What you have to do:
No pictures go into the copy. Write out exactly the lines below from the one containing "Generate a web" through the one containing "const yRange = [-2.31, 1.80];".

Records provided:

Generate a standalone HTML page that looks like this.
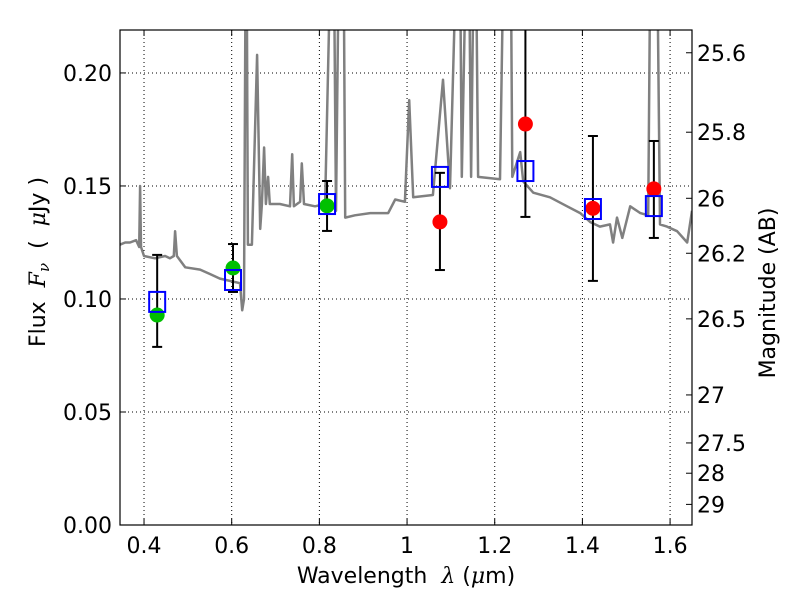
<!DOCTYPE html>
<html><head><meta charset="utf-8"><style>
body{margin:0;background:#fff;}
svg text{font-family:"DejaVu Sans","Liberation Sans",sans-serif;}
</style></head><body>
<svg id="chart" width="800" height="600" xmlns="http://www.w3.org/2000/svg">
<defs><clipPath id="clip"><rect x="120" y="30" width="572" height="495"/></clipPath></defs>
<g id="grid"></g>
<g id="spec" clip-path="url(#clip)"></g>
<g id="marks" clip-path="url(#clip)"></g>
<rect x="120" y="30" width="572" height="495" fill="none" stroke="#000" stroke-width="1.2"/>
<g id="axes"></g>
<text x="406" y="583" font-size="22" text-anchor="middle" xml:space="preserve">Wavelength  <tspan font-style="italic" font-family="DejaVu Serif,serif">λ</tspan> (<tspan font-style="italic" font-family="DejaVu Serif,serif">μ</tspan>m)</text>
<text transform="translate(45,262) rotate(-90)" font-size="22" text-anchor="middle" xml:space="preserve">Flux  <tspan font-style="italic" font-family="DejaVu Serif,serif">F</tspan><tspan font-style="italic" font-size="15" dy="4" font-family="DejaVu Serif,serif">ν</tspan><tspan dy="-4">  (  </tspan><tspan font-style="italic" font-family="DejaVu Serif,serif">μ</tspan>Jy )</text>
<text transform="translate(775,293) rotate(-90)" font-size="22" text-anchor="middle">Magnitude (AB)</text>
</svg>
<script>
const specLam=[0.345,0.357,0.368,0.382,0.389,0.391,0.393,0.400,0.425,0.448,0.459,0.468,0.471,0.475,0.494,0.528,0.551,0.573,0.596,0.619,0.624,0.628,0.633,0.637,0.646,0.658,0.665,0.669,0.674,0.678,0.683,0.687,0.710,0.733,0.738,0.742,0.756,0.760,0.765,0.790,0.813,0.831,0.838,0.847,0.854,0.859,0.881,0.916,0.957,0.973,0.995,1.005,1.014,1.059,1.082,1.098,1.119,1.125,1.139,1.146,1.155,1.162,1.212,1.224,1.235,1.240,1.258,1.265,1.288,1.326,1.365,1.395,1.418,1.440,1.463,1.470,1.479,1.491,1.509,1.532,1.550,1.557,1.568,1.577,1.593,1.616,1.639,1.650];
const specFlux=[0.124,0.125,0.125,0.126,0.123,0.150,0.123,0.119,0.118,0.119,0.118,0.119,0.130,0.119,0.114,0.113,0.111,0.109,0.108,0.107,0.095,0.100,0.30,0.124,0.124,0.208,0.131,0.142,0.167,0.142,0.154,0.142,0.142,0.141,0.164,0.141,0.143,0.160,0.142,0.141,0.142,0.30,0.139,0.30,0.30,0.136,0.137,0.138,0.138,0.144,0.143,0.188,0.145,0.146,0.197,0.149,0.30,0.154,0.30,0.154,0.30,0.154,0.153,0.30,0.30,0.154,0.165,0.152,0.147,0.145,0.141,0.138,0.134,0.132,0.133,0.125,0.136,0.127,0.141,0.138,0.137,0.30,0.30,0.133,0.132,0.130,0.125,0.139];
const bandLam=[0.43,0.603,0.8175,1.075,1.27,1.424,1.563];
const obsFlux=[0.0929,0.1137,0.1412,0.1341,0.1774,0.1401,0.1487];
const obsColor=['green','green','green','red','red','red','red'];
const errLo=[0.0788,0.1031,0.1301,0.1128,0.1363,0.1080,0.1270];
const errHi=[0.1195,0.1243,0.1522,0.1558,0.2300,0.1721,0.1699];
const modelFlux=[0.0987,0.1084,0.1420,0.1540,0.1566,0.1398,0.1411];
const xTicks=[0.4,0.6,0.8,1.0,1.2,1.4,1.6];
const xTickLabels=['0.4','0.6','0.8','1','1.2','1.4','1.6'];
const yTicks=[0,0.05,0.10,0.15,0.20];
const yTickLabels=['0.00','0.05','0.10','0.15','0.20'];
const magTicks=[25.6,25.8,26,26.2,26.5,27,27.5,28,29];
const magLabels=['25.6','25.8','26','26.2','26.5','27','27.5','28','29'];

const X0=120,X1=692,Y0=525,Y1=30,XMIN=0.3452,XMAX=1.650,YMIN=0,YMAX=0.219;
const sx=v=>X0+(v-XMIN)/(XMAX-XMIN)*(X1-X0);
const sy=v=>Y0-(v-YMIN)/(YMAX-YMIN)*(Y0-Y1);
const NS='http://www.w3.org/2000/svg';
function mk(tag,attrs,parent){const e=document.createElementNS(NS,tag);for(const k in attrs)e.setAttribute(k,attrs[k]);parent.appendChild(e);return e;}
const grid=document.getElementById('grid'),axes=document.getElementById('axes'),spec=document.getElementById('spec'),marks=document.getElementById('marks');

xTicks.forEach((t,i)=>{const x=sx(t);
 const g=mk('line',{x1:x,x2:x,y1:Y1,y2:Y0,stroke:'#000','stroke-width':1,'stroke-dasharray':'1,3'},grid);
 
 
 mk('line',{x1:x,x2:x,y1:Y0,y2:Y0-6,stroke:'#000'},axes);
 mk('line',{x1:x,x2:x,y1:Y1,y2:Y1+6,stroke:'#000'},axes);
 const tx=mk('text',{x:x,y:553,'font-size':22,'text-anchor':'middle'},axes);tx.textContent=xTickLabels[i];
 
 
});
yTicks.forEach((t,i)=>{const y=sy(t);
 if(t>0){const g=mk('line',{x1:X0,x2:X1,y1:y,y2:y,stroke:'#000','stroke-width':1,'stroke-dasharray':'1,3'},grid);
 
 }
 mk('line',{x1:X0,x2:X0+6,y1:y,y2:y,stroke:'#000'},axes);
 const tx=mk('text',{x:112,y:y+8,'font-size':22,'text-anchor':'end'},axes);tx.textContent=yTickLabels[i];
 
 
});
magTicks.forEach((m,i)=>{const y=sy(Math.pow(10,(23.9-m)/2.5));
 mk('line',{x1:X1,x2:X1-6,y1:y,y2:y,stroke:'#000'},axes);
 const tx=mk('text',{x:697,y:y+8,'font-size':22},axes);tx.textContent=magLabels[i];
 
 
});
const pts=specLam.map((l,i)=>sx(l).toFixed(1)+','+sy(specFlux[i]).toFixed(1)).join(' ');
const pl=mk('polyline',{points:pts,fill:'none',stroke:'#808080','stroke-width':2.5,'stroke-linejoin':'round'},spec);


bandLam.forEach((l,i)=>{const x=sx(l);
 const e=mk('g',{},marks);
 
 
 mk('line',{x1:x,x2:x,y1:sy(errLo[i]),y2:sy(errHi[i]),stroke:'#000','stroke-width':2},e);
 mk('line',{x1:x-5,x2:x+5,y1:sy(errLo[i]),y2:sy(errLo[i]),stroke:'#000','stroke-width':2},e);
 mk('line',{x1:x-5,x2:x+5,y1:sy(errHi[i]),y2:sy(errHi[i]),stroke:'#000','stroke-width':2},e);
});
bandLam.forEach((l,i)=>{const x=sx(l);
 const c=mk('circle',{cx:x,cy:sy(obsFlux[i]),r:7.5,fill:obsColor[i]==='green'?'#00c000':'#ff0000'},marks);
 
 
});
bandLam.forEach((l,i)=>{const x=sx(l);
 const r=mk('rect',{x:x-8,y:sy(modelFlux[i])-10,width:16,height:20,fill:'none',stroke:'#0000ff','stroke-width':2},marks);
 
 
});
</script>
</body></html>
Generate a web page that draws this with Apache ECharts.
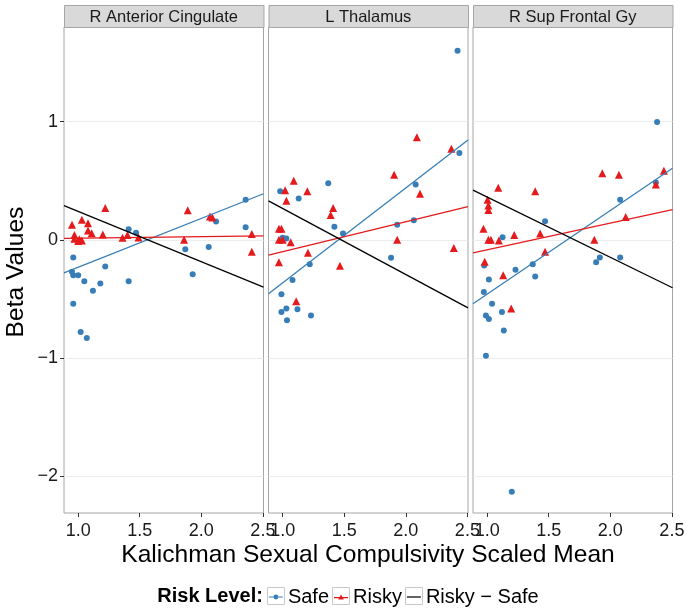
<!DOCTYPE html>
<html>
<head>
<meta charset="utf-8">
<script src="https://cdn.jsdelivr.net/npm/echarts@6/dist/echarts.min.js"></script>
<style>html,body{margin:0;padding:0;background:#fff;}#c{width:690px;height:613px;}</style>
</head>
<body>
<div id="c"></div>
<script>
// ---- data ----
const panelNames = ['R Anterior Cingulate', 'L Thalamus', 'R Sup Frontal Gy'];
const xTicks = [1.0, 1.5, 2.0, 2.5];
const yTicks = [-2, -1, 0, 1];
const xRange = [0.885, 2.505];
const yRange = [-2.31, 1.80];

const safeACC = [[2.36,0.34],[2.12,0.155],[2.36,0.106],[1.41,0.09],[1.47,0.06],[1.87,-0.08],[2.06,-0.06],[0.96,-0.15],[1.22,-0.225],[0.95,-0.27],[0.96,-0.30],[1.0,-0.30],[1.93,-0.29],[1.05,-0.35],[1.18,-0.37],[1.41,-0.35],[1.12,-0.43],[0.96,-0.54],[1.02,-0.78],[1.07,-0.83]];
const riskyACC = [[1.22,0.27],[1.89,0.25],[0.95,0.127],[1.03,0.17],[1.08,0.14],[1.08,0.08],[1.11,0.056],[0.97,0.04],[0.97,0.01],[1.01,0.005],[1.03,-0.006],[1.0,-0.01],[1.20,0.045],[1.36,0.017],[1.40,0.04],[1.49,0.02],[1.86,0.0],[2.07,0.197],[2.09,0.19],[2.41,0.05],[2.41,-0.10]];
const safeThal = [[2.42,1.60],[2.435,0.735],[2.08,0.467],[1.37,0.478],[0.98,0.41],[1.13,0.35],[1.42,0.11],[1.49,0.053],[1.93,0.127],[2.065,0.166],[1.0,0.017],[1.03,0.011],[1.88,-0.152],[1.22,-0.206],[1.08,-0.34],[0.99,-0.46],[0.99,-0.61],[1.03,-0.58],[1.12,-0.586],[1.23,-0.64],[1.035,-0.68]];
const riskyThal = [[2.09,0.867],[2.37,0.77],[1.905,0.55],[1.09,0.50],[1.02,0.42],[1.2,0.41],[1.03,0.33],[2.115,0.39],[1.41,0.27],[1.39,0.21],[0.97,0.093],[0.99,0.093],[0.97,0.0],[1.0,0.0],[1.065,-0.02],[1.93,0.0],[2.39,-0.068],[1.205,-0.11],[0.97,-0.19],[1.465,-0.22],[1.11,-0.52]];
const safeSFG = [[2.38,0.997],[2.37,0.484],[2.08,0.34],[1.47,0.157],[1.125,0.022],[0.976,-0.217],[1.885,-0.19],[1.915,-0.15],[2.08,-0.15],[1.23,-0.253],[1.37,-0.206],[1.39,-0.31],[1.014,-0.335],[0.973,-0.44],[1.04,-0.54],[0.99,-0.64],[1.014,-0.67],[1.12,-0.61],[1.135,-0.766],[0.99,-0.98],[1.2,-2.13]];
const riskySFG = [[2.435,0.585],[2.37,0.467],[1.935,0.563],[2.07,0.55],[1.09,0.44],[1.39,0.41],[1.003,0.34],[1.01,0.29],[1.01,0.253],[2.125,0.194],[0.97,0.093],[1.22,0.04],[1.43,0.053],[1.01,0.0],[1.03,0.0],[1.095,-0.006],[1.87,0.0],[1.47,-0.1],[0.98,-0.186],[1.13,-0.30],[1.195,-0.58]];

// fitted lines: value at left and right edge of the x range
const safeFitACC = [-0.28, 0.39], riskyFitACC = [0.013, 0.034], diffFitACC = [0.29, -0.40];
const safeFitThal = [-0.456, 0.845], riskyFitThal = [-0.13, 0.28], diffFitThal = [0.33, -0.575];
const safeFitSFG = [-0.54, 0.605], riskyFitSFG = [-0.11, 0.256], diffFitSFG = [0.42, -0.405];

const safeData = [safeACC, safeThal, safeSFG];
const riskyData = [riskyACC, riskyThal, riskySFG];
const safeFits = [safeFitACC, safeFitThal, safeFitSFG];
const riskyFits = [riskyFitACC, riskyFitThal, riskyFitSFG];
const diffFits = [diffFitACC, diffFitThal, diffFitSFG];

// ---- layout ----
const FONT = '"Liberation Sans", Arial, Helvetica, sans-serif';
const BLUE = '#377eb8', RED = '#e41a1c', BLACK = '#000000';
const panelLeft = [64, 268.5, 473];
const panelW = 199.5, panelTop = 27, panelH = 486;
const stripTop = 5, stripH = 22;

const grids = [], xAxes = [], yAxes = [], series = [], graphics = [];
function fitLine(f) { return [[xRange[0], f[0]], [xRange[1], f[1]]]; }

for (let i = 0; i < 3; i++) {
  grids.push({ left: panelLeft[i], top: panelTop, width: panelW, height: panelH,
    show: true, borderColor: '#a6a6a6', borderWidth: 1, backgroundColor: '#ffffff', containLabel: false });
  xAxes.push({ type: 'value', gridIndex: i, min: xRange[0], max: xRange[1], position: 'bottom',
    axisLine: { show: false, onZero: false },
    axisTick: { show: true, customValues: xTicks, length: 4, lineStyle: { color: '#333' } },
    axisLabel: { show: true, customValues: xTicks, margin: 9, fontSize: 18, color: '#1a1a1a', fontFamily: FONT,
      formatter: v => v.toFixed(1) },
    splitLine: { show: false } });
  yAxes.push({ type: 'value', gridIndex: i, min: yRange[0], max: yRange[1], position: 'left',
    axisLine: { show: false, onZero: false },
    axisTick: { show: i === 0, customValues: yTicks, length: 4, lineStyle: { color: '#333' } },
    axisLabel: { show: i === 0, customValues: yTicks, margin: 6, fontSize: 18, color: '#1a1a1a', fontFamily: FONT,
      formatter: v => String(v).replace('-', '\u2212') },
    splitLine: { show: true, lineStyle: { color: '#ececec', width: 1 } } });

  series.push({ name: 'Safe', type: 'scatter', xAxisIndex: i, yAxisIndex: i, data: safeData[i],
    symbol: 'circle', symbolSize: 6, itemStyle: { color: BLUE, opacity: 1 }, z: 3 });
  series.push({ name: 'Risky', type: 'scatter', xAxisIndex: i, yAxisIndex: i, data: riskyData[i],
    symbol: 'triangle', symbolSize: 8, itemStyle: { color: RED, opacity: 1 }, z: 3 });
  series.push({ name: 'Safe', type: 'line', xAxisIndex: i, yAxisIndex: i, data: fitLine(safeFits[i]),
    showSymbol: false, lineStyle: { color: BLUE, width: 1.3 }, itemStyle: { color: BLUE }, z: 4 });
  series.push({ name: 'Risky', type: 'line', xAxisIndex: i, yAxisIndex: i, data: fitLine(riskyFits[i]),
    showSymbol: false, lineStyle: { color: RED, width: 1.3 }, itemStyle: { color: RED }, z: 4 });
  series.push({ name: 'Risky \u2212 Safe', type: 'line', xAxisIndex: i, yAxisIndex: i, data: fitLine(diffFits[i]),
    showSymbol: false, lineStyle: { color: BLACK, width: 1.3 }, itemStyle: { color: BLACK }, z: 4 });

  graphics.push({ type: 'rect', shape: { x: panelLeft[i] + 0.5, y: stripTop + 0.5, width: panelW, height: stripH },
    style: { fill: '#d9d9d9', stroke: '#a6a6a6', lineWidth: 1 }, silent: true });
  graphics.push({ type: 'text', x: panelLeft[i] + panelW / 2, y: stripTop + stripH / 2 + 1,
    style: { text: panelNames[i], font: '16.5px ' + FONT, fill: '#1a1a1a', textAlign: 'center', textVerticalAlign: 'middle' }, silent: true });
}

// axis titles
graphics.push({ type: 'text', x: 368, y: 555,
  style: { text: 'Kalichman Sexual Compulsivity Scaled Mean', font: '24.6px ' + FONT, fill: '#000', textAlign: 'center', textVerticalAlign: 'middle' }, silent: true });
graphics.push({ type: 'text', x: 16, y: 272, rotation: Math.PI / 2,
  style: { text: 'Beta Values', font: '24.6px ' + FONT, fill: '#000', textAlign: 'center', textVerticalAlign: 'middle' }, silent: true });

// legend geometry
const legendFont = 20, boxSize = 18, iconW = 14, legendY = 587;
const legendNames = ['Safe', 'Risky', 'Risky \u2212 Safe'];
const mctx = document.createElement('canvas').getContext('2d');
mctx.font = 'bold ' + legendFont + 'px ' + FONT;
const titleW = mctx.measureText('Risk Level:').width;
mctx.font = legendFont + 'px ' + FONT;
const iconTextGap = 5, itemGap = 5;
const boxPad = (boxSize - iconW) / 2;
const widths = legendNames.map(n => mctx.measureText(n).width);
let total = titleW + 4 + boxPad;
widths.forEach((w, k) => { total += iconW + iconTextGap + w + (k < 2 ? itemGap : 0); });
const legendStart = 348 - total / 2;
graphics.push({ type: 'text', x: legendStart, y: legendY + boxSize / 2,
  style: { text: 'Risk Level:', font: 'bold ' + legendFont + 'px ' + FONT, fill: '#000', textAlign: 'left', textVerticalAlign: 'middle' }, silent: true });
const legendLeft = legendStart + titleW + 4 + boxPad;
let cx = legendLeft;
widths.forEach((w, k) => {
  graphics.push({ type: 'rect', z: -1, shape: { x: Math.round(cx - boxPad) + 0.5, y: legendY + 0.5, width: boxSize - 1, height: boxSize - 1 },
    style: { fill: '#ffffff', stroke: '#c8c8c8', lineWidth: 1 }, silent: true });
  cx += iconW + iconTextGap + w + itemGap;
});

const icSafe = 'path://M0,7.3h16v1.4H0z M10.8,8a2.8,2.8 0 1,1 -5.6,0a2.8,2.8 0 1,1 5.6,0z';
const icRisky = 'path://M0,7.3h16v1.4H0z M8,4.5L11.2,10H4.8z';
const icDiff = 'path://M0,7.3h16v1.4H0z';

const chart = echarts.init(document.getElementById('c'), null, { renderer: 'canvas' });
chart.setOption({
  animation: false,
  backgroundColor: '#ffffff',
  textStyle: { fontFamily: FONT },
  grid: grids, xAxis: xAxes, yAxis: yAxes, series: series,
  legend: {
    left: legendLeft, top: legendY, orient: 'horizontal',
    itemWidth: iconW, itemHeight: boxSize, itemGap: itemGap, padding: 0,
    selectedMode: false,
    textStyle: { fontSize: legendFont, color: '#000', fontFamily: FONT },
    data: [
      { name: 'Safe', icon: icSafe, itemStyle: { color: BLUE } },
      { name: 'Risky', icon: icRisky, itemStyle: { color: RED } },
      { name: 'Risky \u2212 Safe', icon: icDiff, itemStyle: { color: BLACK } }
    ]
  },
  graphic: graphics
});
</script>
</body>
</html>
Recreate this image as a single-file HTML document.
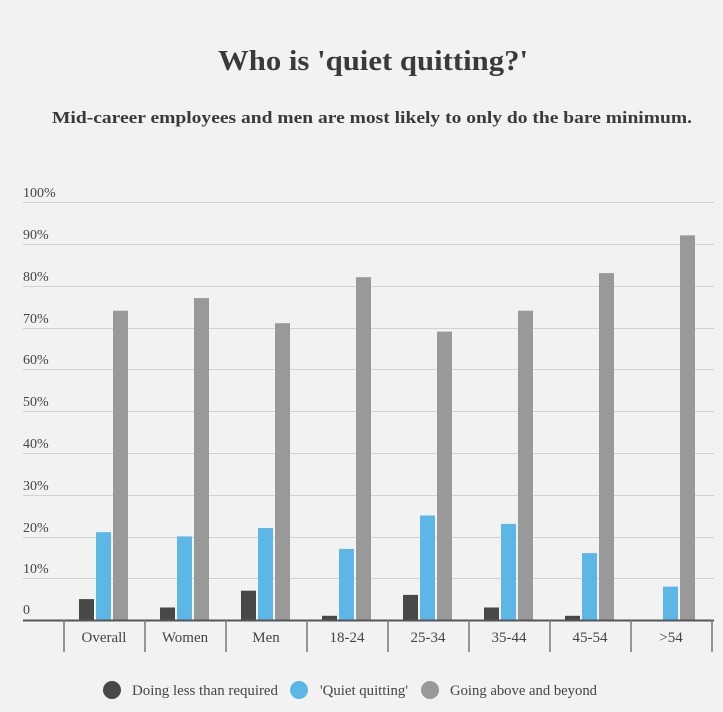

Written answer:
Generate a web page that draws this with Apache ECharts.
<!DOCTYPE html>
<html>
<head>
<meta charset="utf-8">
<script src="https://cdn.jsdelivr.net/npm/echarts@6/dist/echarts.min.js"></script>
<style>html,body{margin:0;padding:0;background:#fff;}#c{width:690px;height:613px;}</style>
</head>
<body>
<div id="c"></div>
<script>
// ---- data ----
const panelNames = ['R Anterior Cingulate', 'L Thalamus', 'R Sup Frontal Gy'];
const xTicks = [1.0, 1.5, 2.0, 2.5];
const yTicks = [-2, -1, 0, 1];
const xRange = [0.885, 2.505];
const yRange = [-2.31, 1.80];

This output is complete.